Saturday, April 25, 2009

So where were you, Keown? WTG AMANDA!!!!

I showed up for the Mini Marathon. No Keown. Probably scared. But I ran anyway. No sense wasting that week of training. Damn thing is, Keown beat my time by 30 minutes and he wasn't even there. By the way, I ran the 13 mile course in a little over 32 hours and 6 minutes. I didn't bother with the seconds.

My daughter, who really DID run the race, ran a bit faster. Smarty-pants! 2:11:16

WAY TO GO, AMANDA!!!! We're VERY, VERY proud of you!

Why I don't own a hedgehog

My Top 10 Red Bull Induced Bucket List:



1. Drive an Indy Race Car til I piss in my diapers.

2. Fly upside down in a plane til I puke. (A plane that's SUPPOSED to be upside down)

3. Sky dive from 10,000 feet and scream like a little girl.

4. Play just ONE round of roulette with only ONE $1,000 chip. AAAAAARRGGHHHH!

5. Shoot a bazooka at a tank. And hit it.

6. Shoot one of those really cool WW2 machine guns at a tank. And hit it. Repeatedly.

7. Use the restroom in the International Space Station while reading Antiques Quarterly.

8. Ride the Vomit Comet in a Darth Vader outfit.

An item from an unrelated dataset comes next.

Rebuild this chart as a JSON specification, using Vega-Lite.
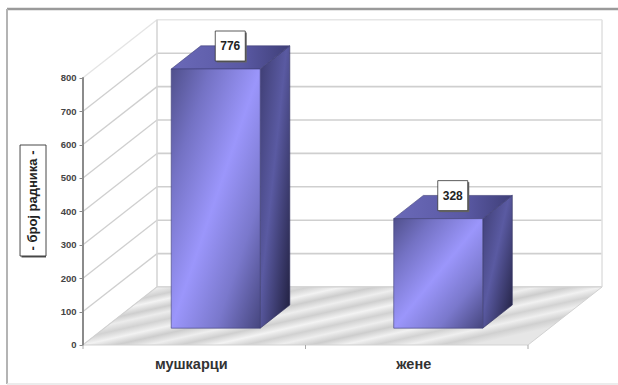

9. Take a ride in a jet really low through mountains like in Top Gun ... High-way to the Danger Zone - dun, dun-dah-dun - Ride in-to the Danger Zone

10. Stand before a crowd of my peers to accept the nation's top Graphic Design Award, as the crowd comes to a hush, take the award, wipe my butt with it, put it back on the podium, say, "Nahhhhhhh," and walk off stage. Yep, George C., Marlon and I - we all hang the same way.

Friday, April 24, 2009

Back in a Flash

Something I learned the hard way...

When lighting a gas grill, if it doesn't light from below (like it's supposed to), with the lid closed... don't open the lid after 22 unsuccessful attempts to light it from below and try to light it from above with a match. It WILL light. But so will you.

All my wife and friend saw from inside the house was a bright, yellow flash through the kitchen window and they heard a dull WHUMP! A few moments later, I staggered in the door smoldering. My eyebrows were still smoking and I smelled like burnt dog.

Just a Smokey the Bear Safety Tip from dumbass me to you, "Only YOU can prevent eyebrow fires."

I've been training for the Mini Marathon...


...I did it this week while Keown was gone...it's a surprise, don't tell him... I'm gonna' whoop his ass by a good half hour...I'm ready...

...oops...sorry, that wasn't my photo...


...THIS is my photo...as I was saying, I'm ready for the Mini Marathon. Bring it on, Keown.

Wednesday, April 22, 2009

It's Watching Me


I put this pug card on my desk at work today.

I thought it was cute.

It was a mistake.

It's been watching me. And has become judgmental. And overly critical. I can do nothing right.

It just stares. And stares. And stares.

Go away judgmental pug.

Wait. I've been here 8 1/2 hours. I'll go away.

Problem solved.

But it will be here in the morning.

Just staring.

Tuesday, April 21, 2009

How to move your freezer without hardly trying

NOTICE: DO NOT ATTEMPT THIS AT HOME. JUST BECAUSE I DID IT DOESN'T MEAN YOU SHOULD. IT'S STUPID. REALLY. Having said that, THIS is how I did it:

1. Take off your shoes and socks.
2. Go in your basement and face your clothes dryer (which is across the basement, directly opposite the freezer you wish to move, about 12 feet away).
3. Be sure your bare feet are touching the bare concrete floor.
4. Be sure the clothes dryer is plugged into it's 220-volt electrical socket and that it's crackling with energy like a scene from Frankenstein, BOO-HAH-HAH-HAH-HAAAHHHH!
5. Bend your knees and carefully stretch both arms around the 220-volt electric clothes dryer like you're going to move it - like it's your bestest buddy and you're giving it a big buddy-hug.
6. Accidentally touch the 220-volt connection behind the dryer with your hand while standing barefoot on the concrete.
7. You will likely not notice the truck that hit you as you are instantaneously BLOWN 12 feet backwards, across the room and slammed against the freezer you wished to move in the first place.
8. Moments later, after you regain consciousness, you will notice a distinct odor - THAT is the smell of burned body hair. YOUR body hair. PROBABLY even your nose hairs.
9. You will also notice that the freezer has been moved back 3 feet from its original position. Unfortunately, though, it now has a body-shaped impression in the front of it. YOUR body-shape.

BUT!!! - - - You've achieved your goal of moving your freezer without hardly trying. Congratulations. Stupid.